There used to be an excellent WWII show called Combat!, where the writers would throw darts at a board with the characters’ pictures to see which character should die in a particular episode. The fact that one’s favorite character could die at any moment created a great sense of realism in that show; however, a similar callousness seems inappropriate in an epic fantasy or, rather, this epic fantasy. A writer must pick what truths he wishes to examine in a book, and the mortality rate on a medieval battlefield or on a desperate journey does not concern Tolkien. But, I will say that casualties among well armored persons, as our heroes were during the major battles of the work, were indeed very low in the Middle Ages. Otherwise, I expect that Medieval noblemen would have had the same attitude to war as Hemingway and the other Lost Generation writers.
You can bet they’re all having the time of their lives!
In a prior post, I mentioned how themes of mercy, providence, and sin abound in Lord of the Rings. It does not make Providence look very provident if Gimli (when cut off at Helm’s Deep), Pippin (in fighting the Black Rider), Gandalf (in Moria), Sam (Mordor), and Frodo (Mordor) all end up dead by the end of the book, does it? (Of course, if one wishes to examine the problem of evil, so many deaths is quite appropriate.) There were ample opportunities for all of these characters to die! As for the Deus Ex Machina rescue of Sam and Frodo, that fits in with the above three themes. “Blessed are the merciful, for they shall be shown mercy.” As Frodo spared Gollum’s life despite Sam’s urging to kill him, it is no wonder that Frodo should be providently rescued. If the ring represents sin, salvation is naturally found when sin is destroyed–and the advent of salvation is as marvelous as it is unexpected!
I should adduce one more thing for consideration. I have written the first draft of a novel, where one of my favorite characters dies–and relatively early in the work. Note my wording: “where one of my favorite characters dies.” Does this not sound altogether passive?
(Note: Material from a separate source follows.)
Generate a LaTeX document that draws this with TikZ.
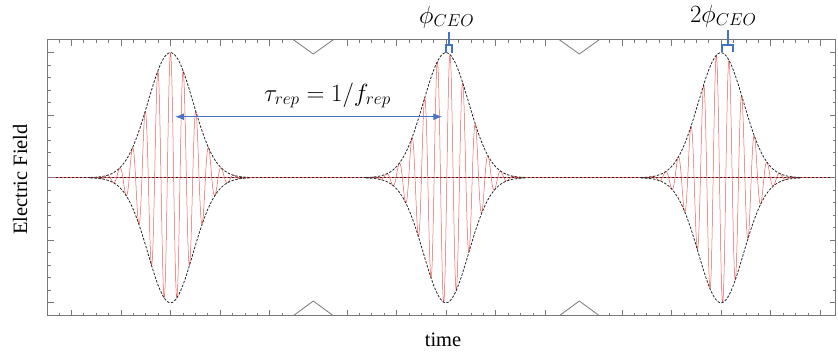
\documentclass[tikz,border=0pt]{standalone}
\usepackage{fontspec}
\setmainfont{Liberation Serif}
\usetikzlibrary{arrows.meta}
\definecolor{pulsered}{RGB}{238,92,92}
\definecolor{annblue}{RGB}{68,114,196}
\definecolor{axisgray}{RGB}{120,120,120}
\tikzset{
  frameline/.style={axisgray, line width=0.8bp},
  tickline/.style={axisgray, line width=0.6bp},
  envelope/.style={black!85, line width=0.8bp, dash pattern=on 2.5bp off 1.5bp},
  carrier/.style={pulsered, line width=0.5bp},
  bluearrow/.style={annblue, line width=1.1bp, {Latex[length=9bp,width=7bp]}-{Latex[length=9bp,width=7bp]}},
  bracketline/.style={annblue, line width=2bp},
  lbl/.style={inner sep=0pt, font=\fontsize{20.5}{24}\selectfont},
  mathlbl/.style={inner sep=0pt, font=\fontsize{23}{27}\selectfont},
  taulbl/.style={inner sep=0pt, font=\fontsize{25}{30}\selectfont},
}
\begin{document}
\begin{tikzpicture}[x=1bp,y=-1bp]
\useasboundingbox (0,0) rectangle (838,351);
% zero line
\draw[carrier] (47.7,177.7) -- (835.5,177.7);
\draw[envelope] (47.7,177.7) -- (835.5,177.7);
% pulses
\foreach \c/\s in {170.5/0, 446/4, 721/8} {
  \draw[carrier] plot[domain=-80:80, samples=600] ({\c+\x},{177.7-125*exp(-(\x*\x)/1012.5)*cos(28.3465*(\x-\s))});
  \draw[envelope] plot[domain=-80:80, samples=160] ({\c+\x},{177.7-125*exp(-(\x*\x)/1012.5)});
  \draw[envelope] plot[domain=-80:80, samples=160] ({\c+\x},{177.7+125*exp(-(\x*\x)/1012.5)});
}
% frame
\draw[frameline] (47.7,39.7) rectangle (835.5,315.7);
% axis breaks
\foreach \b in {293.3,559.3} {
  \draw[frameline] (\b,39.7) -- (\b+20,54) -- (\b+40,39.7);
  \draw[frameline] (\b,315.7) -- (\b+20,301) -- (\b+40,315.7);
}
% y ticks
\foreach \k in {-10,...,10} {
  \draw[tickline] (47.7,177.7+12.5*\k) -- ++(3,0);
  \draw[tickline] (835.5,177.7+12.5*\k) -- ++(-3,0);
}
\foreach \k in {-10,-5,0,5,10} {
  \draw[tickline] (47.7,177.7+12.5*\k) -- ++(6,0);
  \draw[tickline] (835.5,177.7+12.5*\k) -- ++(-6,0);
}
% x ticks
\foreach \c/\a/\b in {170.5/-9/9, 446/-8/8, 721/-9/8} {
  \foreach \k in {\a,...,\b} {
    \draw[tickline] (\c+12.4*\k,39.7) -- ++(0,3);
    \draw[tickline] (\c+12.4*\k,315.7) -- ++(0,-3);
  }
  \foreach \k in {-8,-4,0,4,8} {
    \draw[tickline] (\c+12.4*\k,39.7) -- ++(0,6);
    \draw[tickline] (\c+12.4*\k,315.7) -- ++(0,-6);
  }
}
% repetition period arrow
\coordinate (tauL) at (175,116.7);
\coordinate (tauR) at (442.3,116.7);
\draw[bluearrow] (tauL) -- (tauR);
\node[taulbl, anchor=base] (tau) at (327.5,101) {$\tau_{rep} = 1/f_{rep}$};
% CEO brackets
\draw[bracketline] (446,53) -- (446,45) -- (452,45) -- (452,53);
\draw[bracketline] (449,45) -- (449,31.5);
\draw[bracketline] (721.7,52) -- (721.7,45) -- (732.7,45) -- (732.7,52);
\draw[bracketline] (727.5,45) -- (727.5,30);
\node[mathlbl, anchor=base] (ceo1) at (446.7,23) {$\phi_{CEO}$};
\node[mathlbl, anchor=base] (ceo2) at (723.3,22) {$2\phi_{CEO}$};
% axis labels
\node[lbl, anchor=base] (timelbl) at (443,346) {time};
\node[lbl, rotate=90, anchor=base] (eflbl) at (27,179.5) {Electric Field};
\end{tikzpicture}
\end{document}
That’s because it is so. In the story in my mind, I simply saw Thord dying in that battle. To write otherwise would be false to the story. It would not surprise me if Tolkien faithfully passed on a story he felt that he was given.
I want a library like that.
And should this make us upset? No! When a great character should die, let him die and take a piece of our hearts with him. If a great character lives, let us rejoice that he obtains the glory and peace due to him.